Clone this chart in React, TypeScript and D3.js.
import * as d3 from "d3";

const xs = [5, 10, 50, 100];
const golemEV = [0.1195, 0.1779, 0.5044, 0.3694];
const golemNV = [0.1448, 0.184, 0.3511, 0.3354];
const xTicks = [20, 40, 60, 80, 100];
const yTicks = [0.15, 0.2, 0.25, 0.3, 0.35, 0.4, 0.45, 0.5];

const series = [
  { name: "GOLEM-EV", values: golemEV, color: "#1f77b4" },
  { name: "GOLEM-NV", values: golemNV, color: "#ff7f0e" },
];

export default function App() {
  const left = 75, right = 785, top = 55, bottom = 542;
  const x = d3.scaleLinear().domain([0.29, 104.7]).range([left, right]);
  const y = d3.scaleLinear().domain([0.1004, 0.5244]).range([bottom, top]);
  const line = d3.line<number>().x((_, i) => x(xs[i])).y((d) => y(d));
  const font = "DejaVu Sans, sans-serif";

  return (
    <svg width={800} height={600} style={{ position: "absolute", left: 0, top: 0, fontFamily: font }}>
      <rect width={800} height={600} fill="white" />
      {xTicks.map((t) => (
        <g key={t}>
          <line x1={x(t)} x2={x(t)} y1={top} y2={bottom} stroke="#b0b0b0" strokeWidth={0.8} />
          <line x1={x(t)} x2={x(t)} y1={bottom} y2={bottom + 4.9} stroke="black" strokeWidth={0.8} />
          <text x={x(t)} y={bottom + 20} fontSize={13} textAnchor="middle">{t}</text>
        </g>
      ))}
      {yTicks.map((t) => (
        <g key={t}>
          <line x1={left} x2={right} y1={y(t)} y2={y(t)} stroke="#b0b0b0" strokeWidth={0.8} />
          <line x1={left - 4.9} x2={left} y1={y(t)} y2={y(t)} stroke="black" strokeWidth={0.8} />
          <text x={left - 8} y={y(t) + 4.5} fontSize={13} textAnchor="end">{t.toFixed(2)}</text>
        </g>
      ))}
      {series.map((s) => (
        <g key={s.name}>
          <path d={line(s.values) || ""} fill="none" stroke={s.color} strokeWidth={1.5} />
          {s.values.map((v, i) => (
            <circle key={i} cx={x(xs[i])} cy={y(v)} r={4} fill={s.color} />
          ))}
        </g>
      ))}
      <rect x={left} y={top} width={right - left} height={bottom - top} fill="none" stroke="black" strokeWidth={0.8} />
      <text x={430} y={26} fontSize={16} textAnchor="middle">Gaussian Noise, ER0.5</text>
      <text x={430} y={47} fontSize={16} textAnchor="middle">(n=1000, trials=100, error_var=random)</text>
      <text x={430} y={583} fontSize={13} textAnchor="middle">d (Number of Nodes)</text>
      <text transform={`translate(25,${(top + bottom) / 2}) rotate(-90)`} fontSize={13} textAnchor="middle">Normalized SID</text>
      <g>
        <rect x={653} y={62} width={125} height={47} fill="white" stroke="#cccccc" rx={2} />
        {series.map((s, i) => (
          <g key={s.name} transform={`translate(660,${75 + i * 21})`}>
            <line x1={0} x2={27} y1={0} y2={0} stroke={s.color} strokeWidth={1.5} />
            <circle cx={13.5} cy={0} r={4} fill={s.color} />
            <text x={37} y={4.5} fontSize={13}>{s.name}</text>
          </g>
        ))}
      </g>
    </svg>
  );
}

_Work to complete_:
Write out the listing's lines exactly, from its first line through the line that contains "import * as", and stop there.

_Solution to the exercise_:
Clone this chart in React, TypeScript and D3.js.
import * as d3 from "d3";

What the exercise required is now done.